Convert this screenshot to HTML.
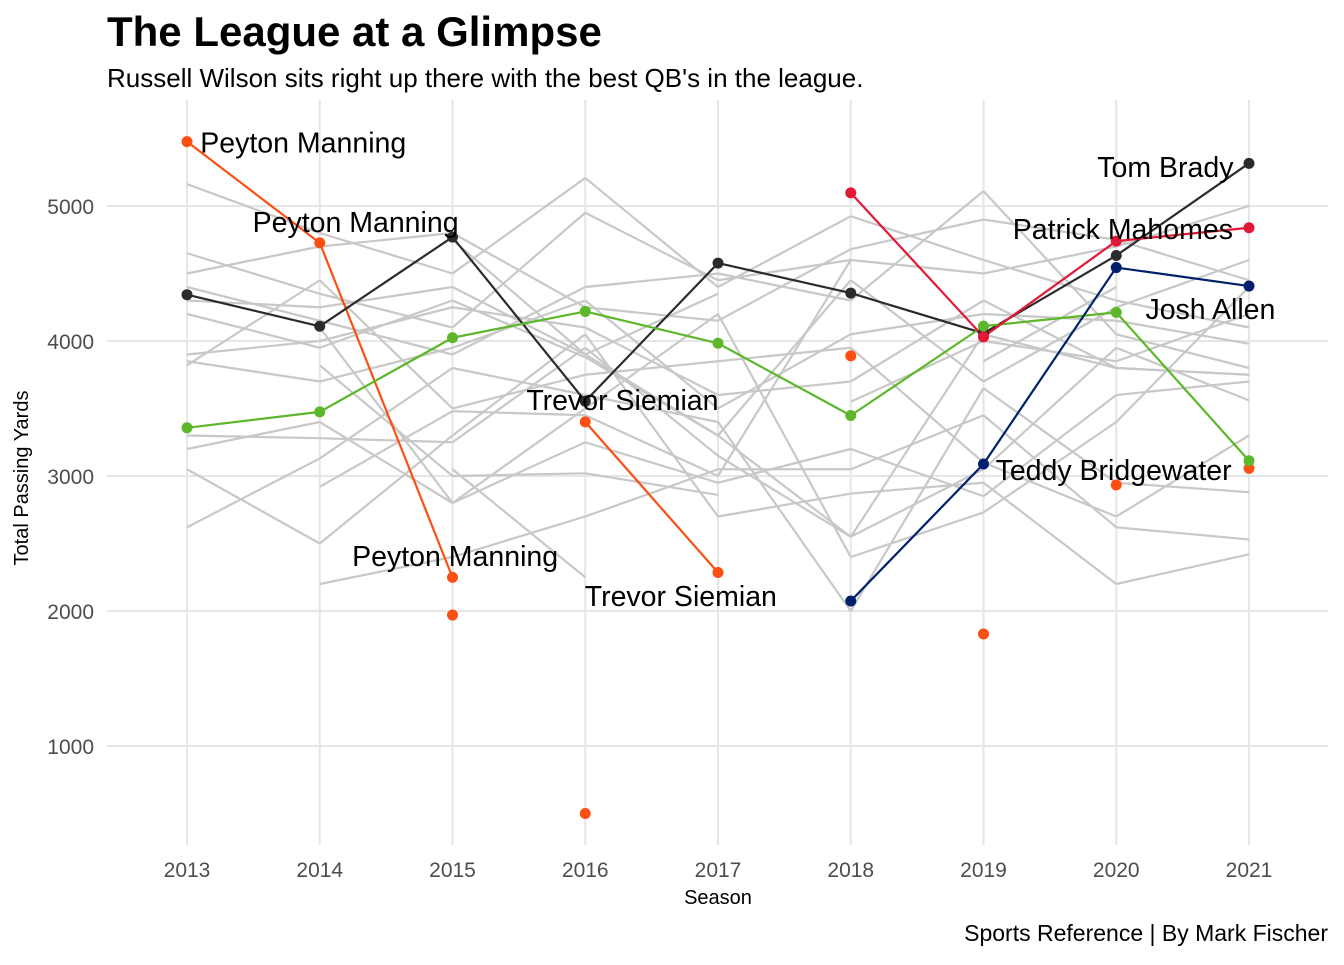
<!DOCTYPE html>
<html><head><meta charset="utf-8"><style>
body{margin:0;background:#fff;font-family:"Liberation Sans",Arial,sans-serif}
svg text{font-family:"Liberation Sans",Arial,sans-serif}
</style></head><body>
<svg id="chart" width="1344" height="960">
<text x="107" y="46" font-size="42" font-weight="bold" fill="#000">The League at a Glimpse</text>
<text x="107" y="87" font-size="26" fill="#000">Russell Wilson sits right up there with the best QB's in the league.</text>
<text x="1328" y="941" font-size="23" fill="#000" text-anchor="end">Sports Reference | By Mark Fischer</text>
<text x="718" y="904" font-size="20" fill="#000" text-anchor="middle">Season</text>
<text x="28" y="478" font-size="20" fill="#000" text-anchor="middle" transform="rotate(-90 28 478)">Total Passing Yards</text>
<g id="grid"></g><g id="gray"></g><g id="hl"></g><g id="labels"></g>
</svg>
<script>
const seasons=[2013,2014,2015,2016,2017,2018,2019,2020,2021];
const yTicks=[1000,2000,3000,4000,5000];
const grayA=[5162,4800,4500,5208,4400,4924,4600,4300,4100];
const grayB=[4650,4350,4100,4950,4450,4600,4500,4700,5000];
const grayC=[4500,4700,4800,4250,4150,4680,4900,4750,4450];
const grayD=[4400,4150,3900,4400,4500,4300,5110,4050,3800];
const grayE=[4300,4250,4400,3900,3300,4450,3700,4250,4600];
const grayF=[3900,4000,4250,4100,3600,3700,4300,3800,3750];
const grayG=[3850,3700,3950,4300,3500,4050,4200,4150,3980];
const grayH=[3820,4450,3500,3750,3850,3950,3100,2700,3300];
const grayI=[3300,3280,3250,3950,3150,2550,3050,3950,3560];
const grayJ=[3200,3400,2800,3250,2950,3200,2850,3600,3700];
const grayK=[3050,2500,3300,4050,2700,2870,2950,2200,2420];
const grayL=[2620,3130,3800,3600,3400,2000,3650,2950,2880];
const grayM=[null,4100,2800,3500,4200,2400,2730,3400,4400];
const grayN=[null,2200,2400,2700,3050,3050,3450,2620,2530];
const grayO=[null,2920,3480,3450,3000,4600,null,null,null];
const grayP=[null,3820,3000,3020,2860,null,null,null,null];
const grayQ=[null,null,3050,2250,null,3550,4000,3850,4200];
const grayR=[null,null,4750,3900,4350,null,3850,4400,null];
const grayS=[4200,3950,4300,3880,3300,2550,4050,3800,3750];
const grays=[grayA,grayB,grayC,grayD,grayE,grayF,grayG,grayH,grayI,grayJ,grayK,grayL,grayM,grayN,grayO,grayP,grayQ,grayR,grayS];
const broncos=[5477,4727,2249,3401,2285,3890,1830,2933,3057];
const broncosLinked=[1,1,1,1,1,0,0,0,0];
const broncosExtraX=[2015,2016];
const broncosExtraY=[1970,500];
const brady=[4343,4109,4770,3554,4577,4355,4057,4633,5316];
const wilson=[3357,3475,4024,4219,3983,3448,4110,4212,3113];
const mahomes=[null,null,null,null,null,5097,4031,4740,4839];
const allen=[null,null,null,null,null,2074,3089,4544,4407];
const labelText=["Peyton Manning","Peyton Manning","Peyton Manning","Trevor Siemian","Trevor Siemian","Tom Brady","Patrick Mahomes","Josh Allen","Teddy Bridgewater"];
const labelX=[2013.1,2014.27,2015.02,2016.28,2016.72,2020.37,2020.05,2020.22,2019.98];
const labelY=[5470,4881,2407,3563,2111,5289,4830,4237,3044];
const labelAnchor=["start","middle","middle","middle","middle","middle","middle","start","middle"];

const X=s=>187+(s-2013)*132.75;
const Y=v=>746-(v-1000)*0.135;
const NS="http://www.w3.org/2000/svg";
function mk(tag,attrs,parent){const e=document.createElementNS(NS,tag);for(const k in attrs)e.setAttribute(k,attrs[k]);parent.appendChild(e);return e;}
const grid=document.getElementById('grid');
yTicks.forEach(t=>{
 const l=mk('line',{x1:107,x2:1328,y1:Y(t),y2:Y(t),stroke:'#e6e6e6','stroke-width':2},grid);
 
 
 const tx=mk('text',{x:94,y:Y(t)+8,'font-size':21,fill:'#4d4d4d','text-anchor':'end'},grid);
 tx.textContent=t;
 
 
});
seasons.forEach(s=>{
 const l=mk('line',{x1:X(s),x2:X(s),y1:100,y2:845,stroke:'#e6e6e6','stroke-width':2},grid);
 
 
 const tx=mk('text',{x:X(s),y:877,'font-size':21,fill:'#4d4d4d','text-anchor':'middle'},grid);
 tx.textContent=s;
 
 
});
function drawLine(vals,color,parent,name,linked){
 for(let i=0;i<vals.length-1;i++){
  if(vals[i]==null||vals[i+1]==null)continue;
  if(linked&&!(linked[i]&&linked[i+1]))continue;
  if(linked&&i==2)continue;
  const l=mk('line',{x1:X(seasons[i]),y1:Y(vals[i]),x2:X(seasons[i+1]),y2:Y(vals[i+1]),stroke:color,'stroke-width':2.2},parent);
  
  
 }
}
function drawPts(vals,color,parent,name){
 vals.forEach((v,i)=>{if(v==null)return;
  const c=mk('circle',{cx:X(seasons[i]),cy:Y(v),r:5.5,fill:color},parent);
  
  
 });
}
const gg=document.getElementById('gray');
grays.forEach(g=>drawLine(g,'#c8c8c8',gg,'other-qb'));
const hl=document.getElementById('hl');
drawLine(broncos,'#fb4f14',hl,'broncos',broncosLinked);
drawLine(brady,'#2b2b2b',hl,'tom-brady');
drawLine(wilson,'#5cb82a',hl,'russell-wilson');
drawLine(mahomes,'#e31837',hl,'patrick-mahomes');
drawLine(allen,'#00206b',hl,'josh-allen');
drawPts(broncos,'#fb4f14',hl,'broncos');
broncosExtraX.forEach((s,i)=>{
 const c=mk('circle',{cx:X(s),cy:Y(broncosExtraY[i]),r:5.5,fill:'#fb4f14'},hl);
 
 
});
drawPts(brady,'#2b2b2b',hl,'tom-brady');
drawPts(wilson,'#5cb82a',hl,'russell-wilson');
drawPts(mahomes,'#e31837',hl,'patrick-mahomes');
drawPts(allen,'#00206b',hl,'josh-allen');
const lb=document.getElementById('labels');
labelText.forEach((t,i)=>{
 const tx=mk('text',{x:X(labelX[i]),y:Y(labelY[i])+10,'font-size':28.5,fill:'#000','text-anchor':labelAnchor[i]},lb);
 tx.textContent=t;
 
 
});
</script>
</body></html>
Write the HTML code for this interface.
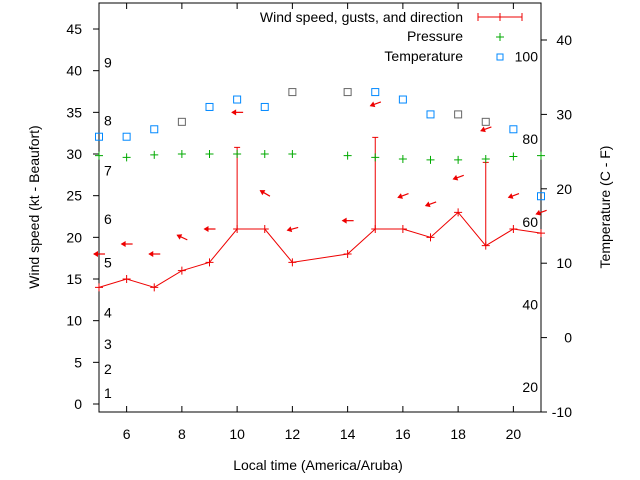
<!DOCTYPE html>
<html><head><meta charset="utf-8">
<style>
body{margin:0;background:#fff;}
svg{display:block;font-family:"Liberation Sans",sans-serif;}
</style></head>
<body>
<svg id="chart" width="640" height="480" viewBox="0 0 640 480" xmlns="http://www.w3.org/2000/svg">
<g id="axes"></g>
<g id="marks"></g>
<text x="318" y="470" font-size="14" text-anchor="middle">Local time (America/Aruba)</text>
<text transform="translate(39,207) rotate(-90)" font-size="14" text-anchor="middle">Wind speed (kt - Beaufort)</text>
<text transform="translate(610,207) rotate(-90)" font-size="14" text-anchor="middle">Temperature (C - F)</text>
<g font-size="14">
<text x="463" y="22" text-anchor="end">Wind speed, gusts, and direction</text>
<line x1="478" y1="17" x2="522" y2="17" stroke="#e00" stroke-width="1"/>
<line x1="478" y1="13" x2="478" y2="21" stroke="#e00"/><line x1="522" y1="13" x2="522" y2="21" stroke="#e00"/><line x1="500" y1="13" x2="500" y2="21" stroke="#e00"/>
<text x="463" y="41" text-anchor="end">Pressure</text>
<path d="M496,37h8M500,33v8" stroke="#0a0"/>
<text x="463" y="61" text-anchor="end">Temperature</text>
<rect x="497" y="54" width="6" height="6" fill="none" stroke="#08f"/>
</g>
</svg>
<script>
const hours=[5,6,7,8,9,10,11,12,14,15,16,17,18,19,20,21];
const windSpeed=[14,15,14,16,17,21,21,17,18,21,21,20,23,19,21,20.5];
const gustHours=[10,15,19];
const gustSpeed=[30.8,32,29];
const arrowLevel=[18,19.2,18,20,21,35,25.3,21,22,36,25,24,27.2,33,25,23];
const arrowAngle=[0,0,0,-25,0,0,-30,15,0,20,20,20,20,20,20,20];
const pressure=[29.8,29.6,29.9,30,30,30,30,30,29.8,29.6,29.4,29.3,29.3,29.4,29.7,29.8];
const tempC=[27,27,28,29,31,32,31,33,33,33,32,30,30,29,28,19];
const tempGray=[0,0,0,1,0,0,0,1,1,0,0,0,1,1,0,0];
const xTicks=[6,8,10,12,14,16,18,20];
const yLeftTicks=[0,5,10,15,20,25,30,35,40,45];
const yRightTicks=[-10,0,10,20,30,40];
const fLabels=[100,80,60,40,20];
const beaufortLabels=['1','2','3','4','5','6','7','8','9'];
const beaufortY=[1.3,4.2,7.2,11,17,22.2,28,34,41];

const X=h=>99+(h-5)*(442/16);
const YL=v=>404-v*8.333;
const YR=t=>412-(t+10)*7.44;
const NS='http://www.w3.org/2000/svg';
function mk(tag,attrs,parent,txt){const e=document.createElementNS(NS,tag);for(const k in attrs)e.setAttribute(k,attrs[k]);if(txt!==undefined)e.textContent=txt;parent.appendChild(e);return e;}
const ax=document.getElementById('axes'),mg=document.getElementById('marks');

let fr=mk('rect',{x:99,y:3,width:442,height:409,fill:'none',stroke:'#000','stroke-width':1},ax);


xTicks.forEach(h=>{
  mk('line',{x1:X(h),y1:412,x2:X(h),y2:406,stroke:'#000'},ax);
  mk('line',{x1:X(h),y1:3,x2:X(h),y2:9,stroke:'#000'},ax);
  let t=mk('text',{x:X(h),y:439,'font-size':14,'text-anchor':'middle'},ax,String(h));
  
  
});
yLeftTicks.forEach(v=>{
  mk('line',{x1:93,y1:YL(v),x2:99,y2:YL(v),stroke:'#000'},ax);
  let t=mk('text',{x:82,y:YL(v)+5,'font-size':14,'text-anchor':'end'},ax,String(v));
  
  
});
yRightTicks.forEach(v=>{
  mk('line',{x1:541,y1:YR(v),x2:547,y2:YR(v),stroke:'#000'},ax);
  let t=mk('text',{x:572,y:YR(v)+5,'font-size':14,'text-anchor':'end'},ax,String(v));
  
  
});
fLabels.forEach(f=>{
  const c=(f-32)*5/9;
  let t=mk('text',{x:538,y:YR(c)+5,'font-size':14,'text-anchor':'end'},ax,String(f));
  
  
});
beaufortLabels.forEach((b,i)=>{
  let t=mk('text',{x:104,y:YL(beaufortY[i])+5,'font-size':14},ax,b);
  
  
});

// wind line
let pts=hours.map((h,i)=>X(h)+','+YL(windSpeed[i])).join(' ');
let wl=mk('polyline',{points:pts,fill:'none',stroke:'#e00','stroke-width':1},mg);


hours.forEach((h,i)=>{
  let p=mk('path',{d:`M${X(h)-4},${YL(windSpeed[i])}h8M${X(h)},${YL(windSpeed[i])-4}v8`,stroke:'#e00'},mg);
  
  
});
gustHours.forEach((h,i)=>{
  const w=windSpeed[hours.indexOf(h)];
  let g=mk('path',{d:`M${X(h)},${YL(w)}V${YL(gustSpeed[i])}M${X(h)-3},${YL(gustSpeed[i])}h6`,stroke:'#e00',fill:'none'},mg);
  
  
});
hours.forEach((h,i)=>{
  const cx=X(h),cy=YL(arrowLevel[i]);
  let g=mk('g',{transform:`translate(${cx},${cy}) rotate(${-arrowAngle[i]})`},mg);
  
  
  mk('line',{x1:-5,y1:0,x2:6,y2:0,stroke:'#e00','stroke-width':1.2},g);
  mk('polygon',{points:'-6,0 -1,-3 -1,3',fill:'#e00'},g);
});
hours.forEach((h,i)=>{
  let p=mk('path',{d:`M${X(h)-4},${YL(pressure[i])}h8M${X(h)},${YL(pressure[i])-4}v8`,stroke:'#0a0'},mg);
  
  
});
hours.forEach((h,i)=>{
  let r=mk('rect',{x:X(h)-3.5,y:YR(tempC[i])-3.5,width:7,height:7,fill:'none',stroke:tempGray[i]?'#666':'#08f'},mg);
  
  
});
</script>
</body></html>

____

_TO DO:_ Tally every line of the data that holds the word "this" and write the count alone.

_EXERCISE RESULT:_ 2